*** Stored data
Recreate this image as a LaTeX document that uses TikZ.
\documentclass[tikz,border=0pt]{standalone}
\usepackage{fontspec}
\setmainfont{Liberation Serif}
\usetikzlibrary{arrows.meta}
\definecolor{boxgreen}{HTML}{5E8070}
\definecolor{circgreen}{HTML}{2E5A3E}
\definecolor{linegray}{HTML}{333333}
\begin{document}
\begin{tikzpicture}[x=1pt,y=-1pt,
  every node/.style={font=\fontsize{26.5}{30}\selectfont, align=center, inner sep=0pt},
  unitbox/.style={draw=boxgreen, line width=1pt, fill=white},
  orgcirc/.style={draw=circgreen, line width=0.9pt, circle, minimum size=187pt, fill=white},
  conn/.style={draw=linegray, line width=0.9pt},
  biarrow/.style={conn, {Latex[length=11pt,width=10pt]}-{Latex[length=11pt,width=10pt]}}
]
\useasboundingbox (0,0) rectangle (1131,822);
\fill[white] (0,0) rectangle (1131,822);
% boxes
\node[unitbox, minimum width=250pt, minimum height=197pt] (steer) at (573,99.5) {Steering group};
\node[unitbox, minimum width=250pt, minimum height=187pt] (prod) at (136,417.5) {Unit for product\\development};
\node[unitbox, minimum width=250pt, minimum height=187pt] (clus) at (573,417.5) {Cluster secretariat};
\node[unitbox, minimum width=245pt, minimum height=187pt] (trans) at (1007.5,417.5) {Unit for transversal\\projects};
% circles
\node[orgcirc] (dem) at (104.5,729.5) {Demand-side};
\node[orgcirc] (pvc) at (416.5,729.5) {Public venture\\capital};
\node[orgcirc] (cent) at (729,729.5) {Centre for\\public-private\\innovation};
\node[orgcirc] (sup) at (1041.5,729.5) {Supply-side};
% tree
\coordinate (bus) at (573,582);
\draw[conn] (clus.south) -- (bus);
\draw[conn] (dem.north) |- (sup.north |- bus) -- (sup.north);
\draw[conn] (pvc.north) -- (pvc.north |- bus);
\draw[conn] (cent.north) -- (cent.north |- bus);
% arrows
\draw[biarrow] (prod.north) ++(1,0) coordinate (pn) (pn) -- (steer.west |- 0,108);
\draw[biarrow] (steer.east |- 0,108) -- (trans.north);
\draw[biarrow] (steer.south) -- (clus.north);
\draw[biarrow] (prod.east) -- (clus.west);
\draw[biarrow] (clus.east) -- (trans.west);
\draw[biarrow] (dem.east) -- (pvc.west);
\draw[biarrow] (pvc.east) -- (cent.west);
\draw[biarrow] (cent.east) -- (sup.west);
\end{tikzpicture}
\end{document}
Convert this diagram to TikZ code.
******
*** Stored data
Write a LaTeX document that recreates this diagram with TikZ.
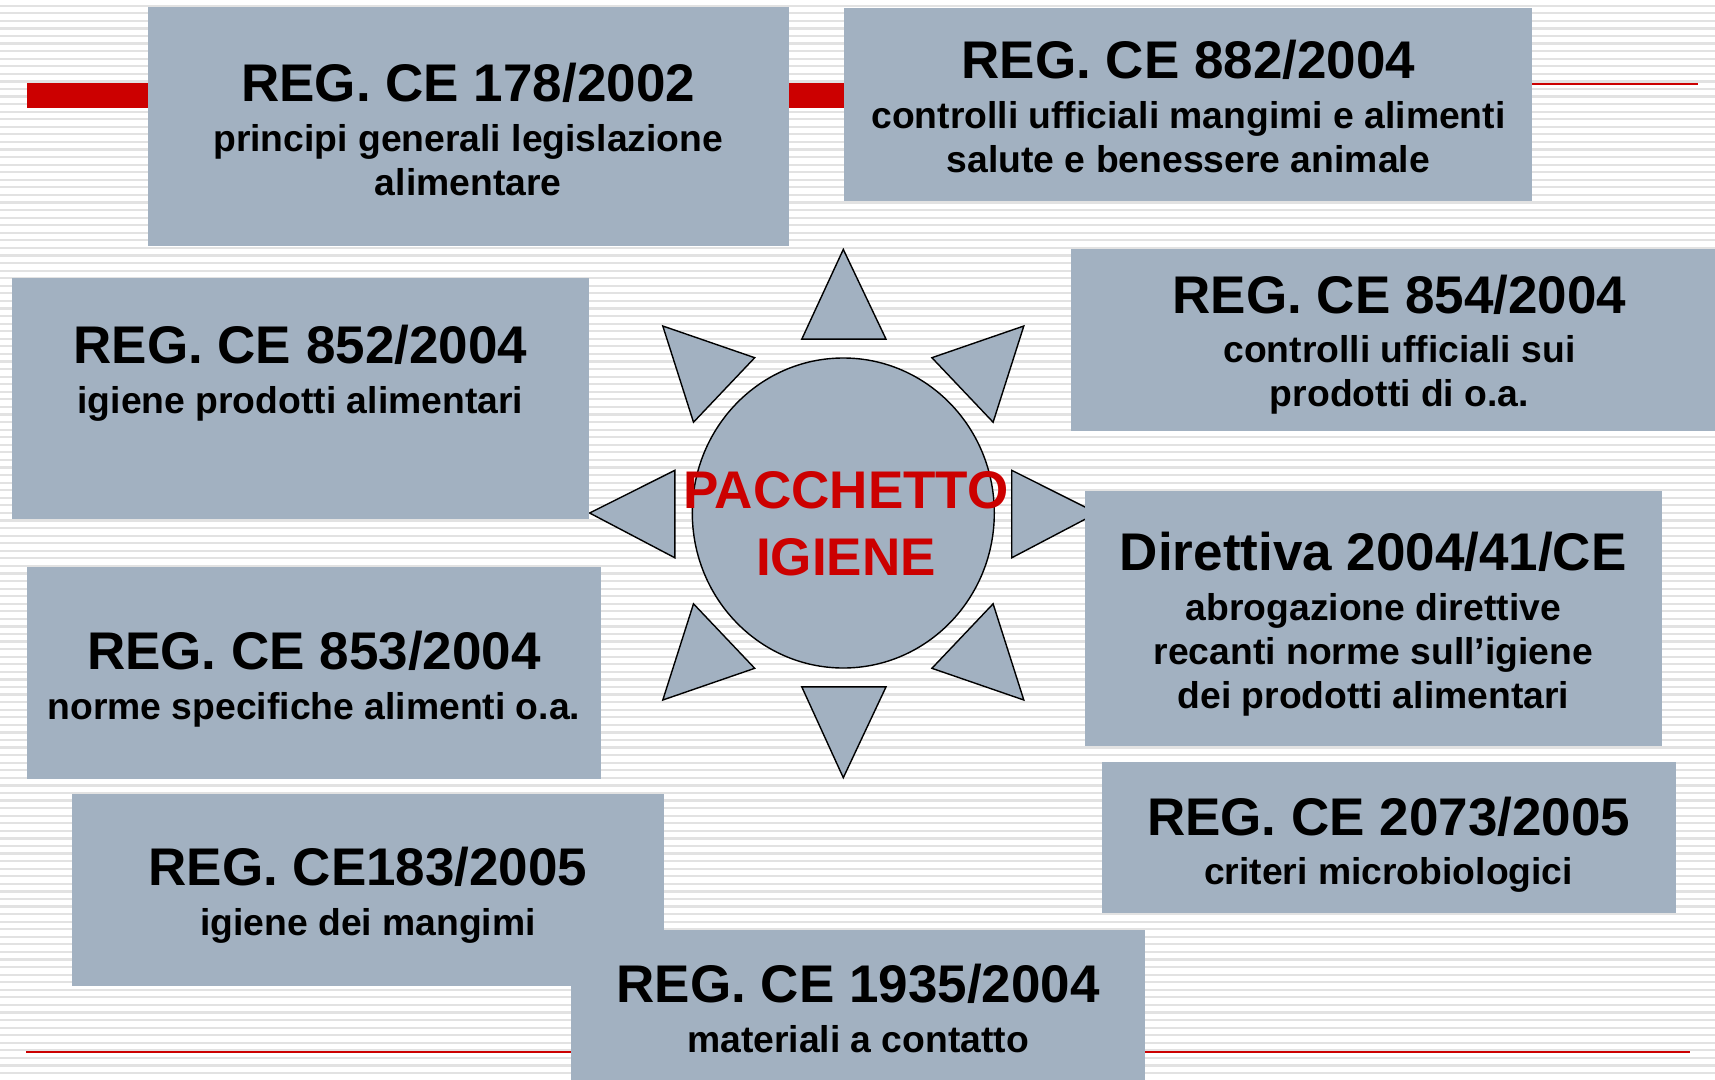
******
Objective:
From the listing above, copy every line that includes the word "this".

Task solution:
Recreate this image as a LaTeX document that uses TikZ.
Convert this diagram to TikZ code.
Write a LaTeX document that recreates this diagram with TikZ.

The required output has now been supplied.